Оба этих человека были низложены: Луи-Филиппа свергла Революция, а Дюма — клевета Эжена де Мирекура.
Но я всё-таки думаю, что справедливость воздастся Дюма, некоронованному королю Парижа.
Госпожа Дюма, не понимающая, к какому будущему стремится сын, не сумев сделать его скрипачом, решила, что он станет священником.
— Я буду носить сутану? Целый день читать молитвы? Ни за что в жизни!
— Довольно, будешь делать, что я тебе говорю. Представилась великолепная возможность. Мой кузен аббат Консей выхлопотал тебе место в Суассонской семинарии. Ты же понимаешь, как тебе повезло. Твоё будущее обеспечено.
Так как Александр продолжал возражать, мать сообщила ему, что другой из её кузенов, аббат Фортье, обещал позаниматься с ним, чтобы привить вкус к духовному сану.
Аббат Фортье был мужчиной в расцвете сил, крепкий, как старый дуб. Он сразу использовал мальчика на починке крыши своей романской церкви. Но когда Александр побоялся залезть на колокольню, чтобы поправить покосившийся крест, аббат, задрав сутану, забрался туда сам, а Дюма смотрел на него, разинув рот от восхищения.

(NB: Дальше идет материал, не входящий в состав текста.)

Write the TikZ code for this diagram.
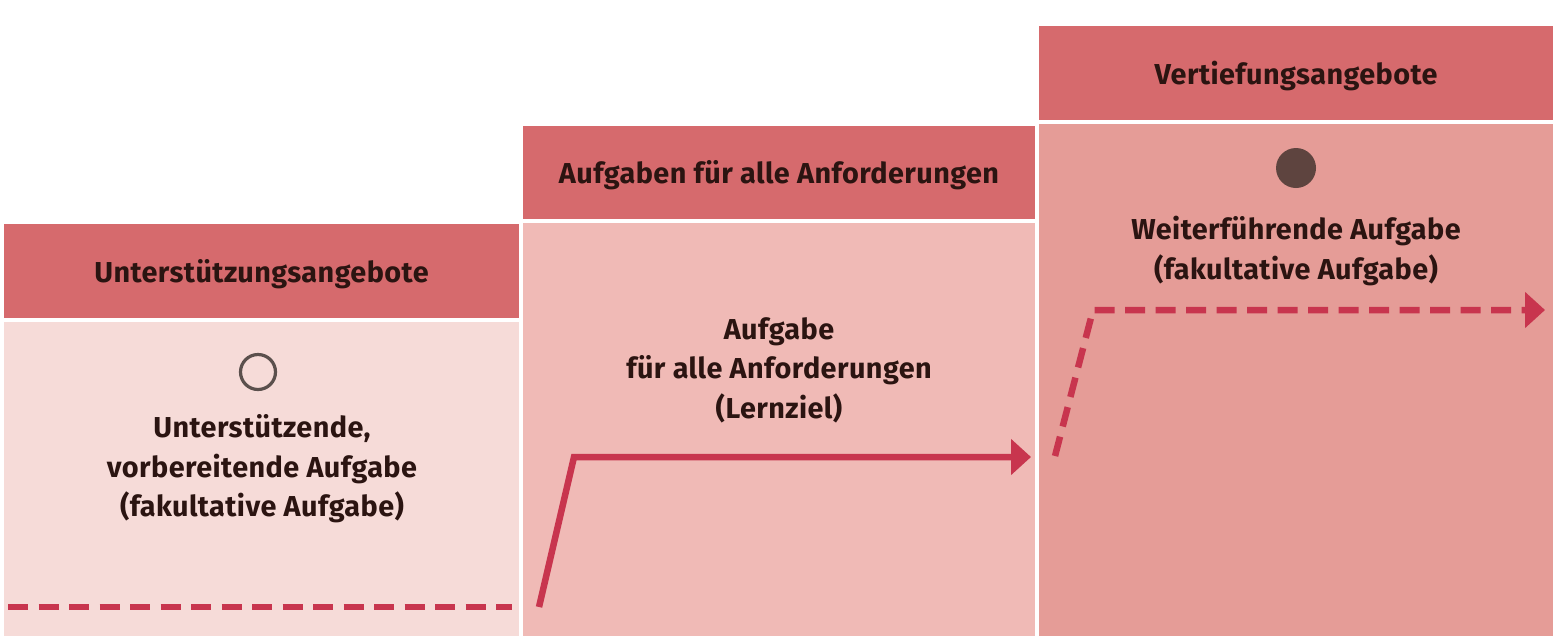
\documentclass[tikz,border=0pt]{standalone}
\usepackage{fontspec}
\setmainfont{Fira Sans}[LetterSpace=1.5]
\usetikzlibrary{arrows.meta}

\definecolor{headred}{HTML}{D66A6D}
\definecolor{bodyone}{HTML}{F6DBD8}
\definecolor{bodytwo}{HTML}{F0BAB6}
\definecolor{bodythree}{HTML}{E59C97}
\definecolor{linered}{HTML}{C8354E}
\definecolor{textbrown}{HTML}{2B1411}
\definecolor{dotbrown}{HTML}{5E443F}
\definecolor{ringgray}{HTML}{5B504D}

\begin{document}
\begin{tikzpicture}[
  boxtext/.style={font=\bfseries\fontsize{8.2}{11.2}\selectfont, text=textbrown, align=center, inner sep=0pt},
  trackline/.style={line width=0.65mm, draw=linered},
  trackdash/.style={trackline, dash pattern=on 2mm off 1.05mm},
  arrowend/.style={-{Triangle[length=2mm,width=3.5mm]}}
]
\useasboundingbox (0,0) rectangle (15.6,6.4);
\fill[white] (0,0) rectangle (15.6,6.4);

% columns
\fill[headred] (0.04,3.22) rectangle (5.19,4.16);
\fill[bodyone] (0.04,0.04) rectangle (5.19,3.18);
\fill[headred] (5.23,4.21) rectangle (10.35,5.14);
\fill[bodytwo] (5.23,0.04) rectangle (10.35,4.17);
\fill[headred] (10.39,5.20) rectangle (15.53,6.14);
\fill[bodythree] (10.39,0.04) rectangle (15.53,5.16);

% headings
\node[boxtext] (headone) at (2.615,3.66) {Unterstützungsangebote};
\node[boxtext] (headtwo) at (7.79,4.645) {Aufgaben für alle Anforderungen};
\node[boxtext] (headthree) at (12.96,5.635) {Vertiefungsangebote};

% tasks
\draw[line width=0.32mm, draw=ringgray] (2.58,2.68) circle (0.175);
\node[boxtext] (taskone) at (2.62,1.71) {Unterstützende,\\vorbereitende Aufgabe\\(fakultative Aufgabe)};
\node[boxtext] (tasktwo) at (7.79,2.70) {Aufgabe\\für alle Anforderungen\\(Lernziel)};
\fill[dotbrown] (12.96,4.72) circle (0.2);
\node[boxtext] (taskthree) at (12.96,3.89) {Weiterführende Aufgabe\\(fakultative Aufgabe)};

% learning paths
\draw[trackdash] (0.08,0.33) -- (5.12,0.33);
\draw[trackline, arrowend] (5.39,0.33) -- (5.74,1.83) -- (10.31,1.83);
\draw[trackdash, arrowend] (10.55,1.84) -- (10.93,3.30) -- (15.45,3.30);
\end{tikzpicture}
\end{document}
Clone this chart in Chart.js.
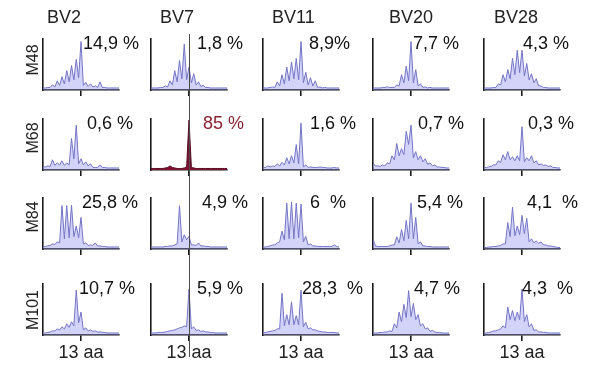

Призванный к смертному одру женщины в отдалённую и необжитую часть своего прихода, аббат прихватил удочку и ружье и на обратном пути задерживался на берегах речек и в кустах, показывая юному родственнику различные охотничьи хитрости, которых тот не знал. Потом Дюма увидел аббата на ярмарочном гулянье; аббат участвовал во всех состязаниях, даже в том, где приз присуждался тому, кто больше съест крутых яиц; священник проглотил невероятное их количество, и Дюма решил, что больше всего ему подойдёт профессия сельского священника. Вернувшись домой, он сообщил об этом матери, радостно его расцеловавшей.
54
Жанлис Стефания Фелисите дю Крест де Сент-Обэн, графиня (1746—1830) — французская писательница, автор многочисленных романов и педагогических сочинений. Была воспитательницей детей Орлеанской фамилии, в том числе будущего короля Франции Луи-Филиппа.